[Exercise task] Every line from the one holding "Clone this chart in Chart.js." through the one holding "l = Math.log10(v);" should be returned exactly, both included; the pictures should not.

[Supplied material]
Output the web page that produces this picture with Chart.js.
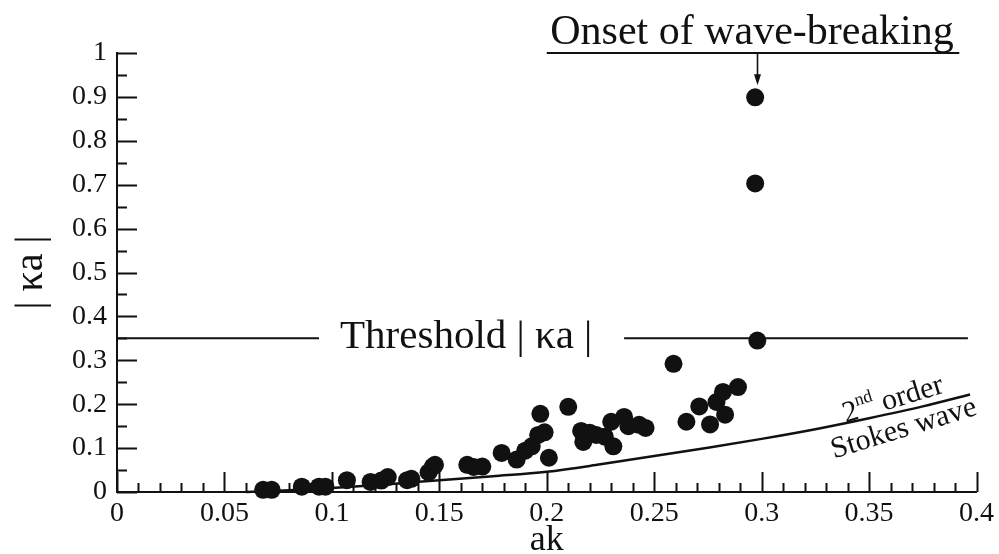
* * *
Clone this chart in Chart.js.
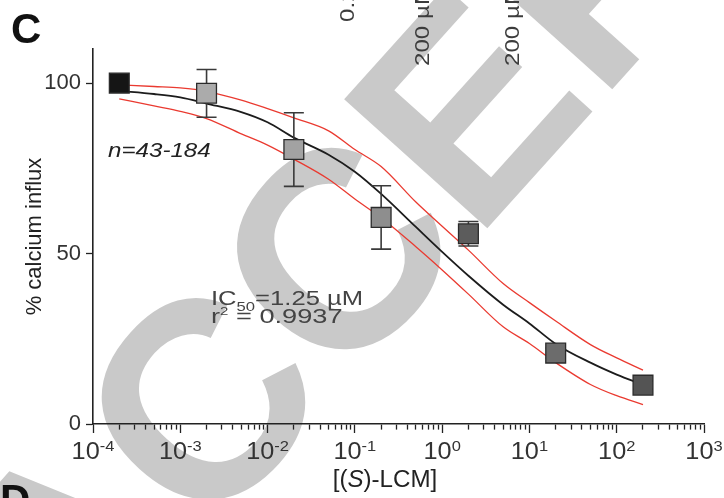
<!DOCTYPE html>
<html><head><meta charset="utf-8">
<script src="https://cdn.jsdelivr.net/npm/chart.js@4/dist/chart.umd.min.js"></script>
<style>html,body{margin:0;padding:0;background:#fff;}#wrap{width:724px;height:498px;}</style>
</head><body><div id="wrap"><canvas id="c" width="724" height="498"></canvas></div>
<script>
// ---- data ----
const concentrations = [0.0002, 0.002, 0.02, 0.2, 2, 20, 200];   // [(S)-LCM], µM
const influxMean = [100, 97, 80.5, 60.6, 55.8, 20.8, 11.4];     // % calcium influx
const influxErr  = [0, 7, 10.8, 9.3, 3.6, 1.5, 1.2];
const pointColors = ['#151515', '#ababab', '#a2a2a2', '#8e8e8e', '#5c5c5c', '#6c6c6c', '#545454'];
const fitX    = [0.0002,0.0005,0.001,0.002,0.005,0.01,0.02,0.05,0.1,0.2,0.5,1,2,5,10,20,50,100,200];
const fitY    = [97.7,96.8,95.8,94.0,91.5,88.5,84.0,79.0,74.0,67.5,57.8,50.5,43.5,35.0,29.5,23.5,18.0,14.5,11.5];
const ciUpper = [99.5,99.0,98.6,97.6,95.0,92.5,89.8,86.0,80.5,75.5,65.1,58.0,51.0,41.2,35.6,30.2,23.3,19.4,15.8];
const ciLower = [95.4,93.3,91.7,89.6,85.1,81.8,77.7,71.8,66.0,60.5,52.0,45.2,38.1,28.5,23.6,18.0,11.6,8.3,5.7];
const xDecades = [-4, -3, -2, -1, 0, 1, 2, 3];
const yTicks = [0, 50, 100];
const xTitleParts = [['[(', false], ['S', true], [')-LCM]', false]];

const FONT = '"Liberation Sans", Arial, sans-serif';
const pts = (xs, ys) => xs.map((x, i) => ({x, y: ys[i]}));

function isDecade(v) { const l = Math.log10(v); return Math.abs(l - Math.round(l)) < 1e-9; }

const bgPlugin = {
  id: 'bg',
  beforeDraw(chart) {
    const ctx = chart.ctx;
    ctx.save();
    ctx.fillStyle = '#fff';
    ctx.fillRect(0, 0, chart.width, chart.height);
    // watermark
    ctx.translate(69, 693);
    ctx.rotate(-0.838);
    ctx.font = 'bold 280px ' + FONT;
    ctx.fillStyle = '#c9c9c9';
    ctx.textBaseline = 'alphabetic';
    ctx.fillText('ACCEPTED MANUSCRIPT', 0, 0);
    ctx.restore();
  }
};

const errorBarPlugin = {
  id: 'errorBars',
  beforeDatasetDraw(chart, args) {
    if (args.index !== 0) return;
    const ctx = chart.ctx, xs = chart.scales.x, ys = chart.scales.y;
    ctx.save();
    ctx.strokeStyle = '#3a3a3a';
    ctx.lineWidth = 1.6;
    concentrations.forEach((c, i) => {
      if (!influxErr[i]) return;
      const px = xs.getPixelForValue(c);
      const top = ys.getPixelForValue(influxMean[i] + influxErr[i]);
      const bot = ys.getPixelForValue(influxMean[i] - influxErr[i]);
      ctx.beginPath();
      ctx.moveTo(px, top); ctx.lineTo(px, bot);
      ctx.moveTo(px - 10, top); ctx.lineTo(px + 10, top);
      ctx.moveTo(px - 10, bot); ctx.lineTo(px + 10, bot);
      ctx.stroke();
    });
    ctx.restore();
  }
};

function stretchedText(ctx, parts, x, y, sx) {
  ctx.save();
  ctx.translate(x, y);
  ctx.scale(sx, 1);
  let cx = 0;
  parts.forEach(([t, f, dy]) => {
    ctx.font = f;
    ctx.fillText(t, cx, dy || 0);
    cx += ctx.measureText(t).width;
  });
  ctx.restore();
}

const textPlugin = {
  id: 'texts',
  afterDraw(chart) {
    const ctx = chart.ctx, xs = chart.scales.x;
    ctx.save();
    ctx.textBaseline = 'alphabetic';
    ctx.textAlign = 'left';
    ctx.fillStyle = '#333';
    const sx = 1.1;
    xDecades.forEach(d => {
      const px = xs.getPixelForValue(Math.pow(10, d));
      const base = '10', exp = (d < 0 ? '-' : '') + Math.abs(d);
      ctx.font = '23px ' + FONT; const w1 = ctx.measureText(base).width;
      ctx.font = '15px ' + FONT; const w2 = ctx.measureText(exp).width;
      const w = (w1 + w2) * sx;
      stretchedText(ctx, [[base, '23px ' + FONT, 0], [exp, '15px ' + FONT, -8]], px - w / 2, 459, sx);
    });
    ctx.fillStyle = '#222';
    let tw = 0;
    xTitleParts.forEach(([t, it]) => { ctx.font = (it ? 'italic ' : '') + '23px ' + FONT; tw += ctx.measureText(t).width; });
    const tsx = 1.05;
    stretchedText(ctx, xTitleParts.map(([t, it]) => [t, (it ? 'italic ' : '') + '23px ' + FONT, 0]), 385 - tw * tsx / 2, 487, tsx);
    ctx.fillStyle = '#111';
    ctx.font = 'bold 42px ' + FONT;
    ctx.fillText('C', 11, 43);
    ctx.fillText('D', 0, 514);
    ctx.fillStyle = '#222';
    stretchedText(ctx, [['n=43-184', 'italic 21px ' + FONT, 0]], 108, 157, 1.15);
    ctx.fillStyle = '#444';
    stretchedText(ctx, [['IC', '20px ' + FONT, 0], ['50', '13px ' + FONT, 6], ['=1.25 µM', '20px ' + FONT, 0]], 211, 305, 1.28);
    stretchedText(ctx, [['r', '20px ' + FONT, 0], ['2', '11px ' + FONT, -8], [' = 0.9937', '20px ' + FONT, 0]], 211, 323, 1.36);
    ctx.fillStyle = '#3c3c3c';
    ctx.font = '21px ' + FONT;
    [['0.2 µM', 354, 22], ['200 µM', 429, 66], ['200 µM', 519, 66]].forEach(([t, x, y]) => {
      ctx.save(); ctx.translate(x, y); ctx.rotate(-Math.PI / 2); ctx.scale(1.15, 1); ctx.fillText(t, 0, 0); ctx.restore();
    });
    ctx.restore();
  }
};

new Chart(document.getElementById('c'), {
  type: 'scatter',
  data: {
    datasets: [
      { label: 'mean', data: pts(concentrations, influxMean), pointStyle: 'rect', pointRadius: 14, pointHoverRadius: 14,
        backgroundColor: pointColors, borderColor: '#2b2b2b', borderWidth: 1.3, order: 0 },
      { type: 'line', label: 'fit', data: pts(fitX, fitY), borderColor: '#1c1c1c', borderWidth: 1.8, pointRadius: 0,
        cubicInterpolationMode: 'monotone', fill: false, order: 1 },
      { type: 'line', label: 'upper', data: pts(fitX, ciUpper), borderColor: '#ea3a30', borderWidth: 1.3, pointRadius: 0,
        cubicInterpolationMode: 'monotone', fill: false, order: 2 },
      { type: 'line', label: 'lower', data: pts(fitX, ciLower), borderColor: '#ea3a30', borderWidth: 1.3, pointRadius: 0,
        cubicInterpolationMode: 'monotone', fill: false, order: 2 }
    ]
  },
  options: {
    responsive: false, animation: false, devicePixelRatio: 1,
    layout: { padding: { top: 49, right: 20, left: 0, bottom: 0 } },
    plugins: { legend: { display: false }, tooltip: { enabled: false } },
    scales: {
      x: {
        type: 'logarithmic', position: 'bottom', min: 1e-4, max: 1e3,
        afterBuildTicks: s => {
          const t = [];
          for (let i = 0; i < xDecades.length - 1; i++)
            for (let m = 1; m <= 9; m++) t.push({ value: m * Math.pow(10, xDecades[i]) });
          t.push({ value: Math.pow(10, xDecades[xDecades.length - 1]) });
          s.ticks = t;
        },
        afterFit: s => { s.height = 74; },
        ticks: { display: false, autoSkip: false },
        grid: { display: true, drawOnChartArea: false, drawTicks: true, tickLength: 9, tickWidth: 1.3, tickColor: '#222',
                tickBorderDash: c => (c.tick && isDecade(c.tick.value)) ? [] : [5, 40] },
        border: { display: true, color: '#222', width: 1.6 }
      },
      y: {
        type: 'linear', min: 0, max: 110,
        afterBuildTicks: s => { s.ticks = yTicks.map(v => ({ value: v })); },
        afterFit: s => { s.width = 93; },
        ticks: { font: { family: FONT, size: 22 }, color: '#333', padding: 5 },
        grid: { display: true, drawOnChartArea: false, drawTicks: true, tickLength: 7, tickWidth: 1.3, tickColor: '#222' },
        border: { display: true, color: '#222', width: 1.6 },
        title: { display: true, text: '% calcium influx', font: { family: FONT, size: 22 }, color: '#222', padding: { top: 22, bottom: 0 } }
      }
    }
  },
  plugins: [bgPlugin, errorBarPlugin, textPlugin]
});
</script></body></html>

[Answer for the task]
Clone this chart in Chart.js.
<!DOCTYPE html>
<html><head><meta charset="utf-8">
<script src="https://cdn.jsdelivr.net/npm/chart.js@4/dist/chart.umd.min.js"></script>
<style>html,body{margin:0;padding:0;background:#fff;}#wrap{width:724px;height:498px;}</style>
</head><body><div id="wrap"><canvas id="c" width="724" height="498"></canvas></div>
<script>
// ---- data ----
const concentrations = [0.0002, 0.002, 0.02, 0.2, 2, 20, 200];   // [(S)-LCM], µM
const influxMean = [100, 97, 80.5, 60.6, 55.8, 20.8, 11.4];     // % calcium influx
const influxErr  = [0, 7, 10.8, 9.3, 3.6, 1.5, 1.2];
const pointColors = ['#151515', '#ababab', '#a2a2a2', '#8e8e8e', '#5c5c5c', '#6c6c6c', '#545454'];
const fitX    = [0.0002,0.0005,0.001,0.002,0.005,0.01,0.02,0.05,0.1,0.2,0.5,1,2,5,10,20,50,100,200];
const fitY    = [97.7,96.8,95.8,94.0,91.5,88.5,84.0,79.0,74.0,67.5,57.8,50.5,43.5,35.0,29.5,23.5,18.0,14.5,11.5];
const ciUpper = [99.5,99.0,98.6,97.6,95.0,92.5,89.8,86.0,80.5,75.5,65.1,58.0,51.0,41.2,35.6,30.2,23.3,19.4,15.8];
const ciLower = [95.4,93.3,91.7,89.6,85.1,81.8,77.7,71.8,66.0,60.5,52.0,45.2,38.1,28.5,23.6,18.0,11.6,8.3,5.7];
const xDecades = [-4, -3, -2, -1, 0, 1, 2, 3];
const yTicks = [0, 50, 100];
const xTitleParts = [['[(', false], ['S', true], [')-LCM]', false]];

const FONT = '"Liberation Sans", Arial, sans-serif';
const pts = (xs, ys) => xs.map((x, i) => ({x, y: ys[i]}));

function isDecade(v) { const l = Math.log10(v); return Math.abs(l - Math.round(l)) < 1e-9; }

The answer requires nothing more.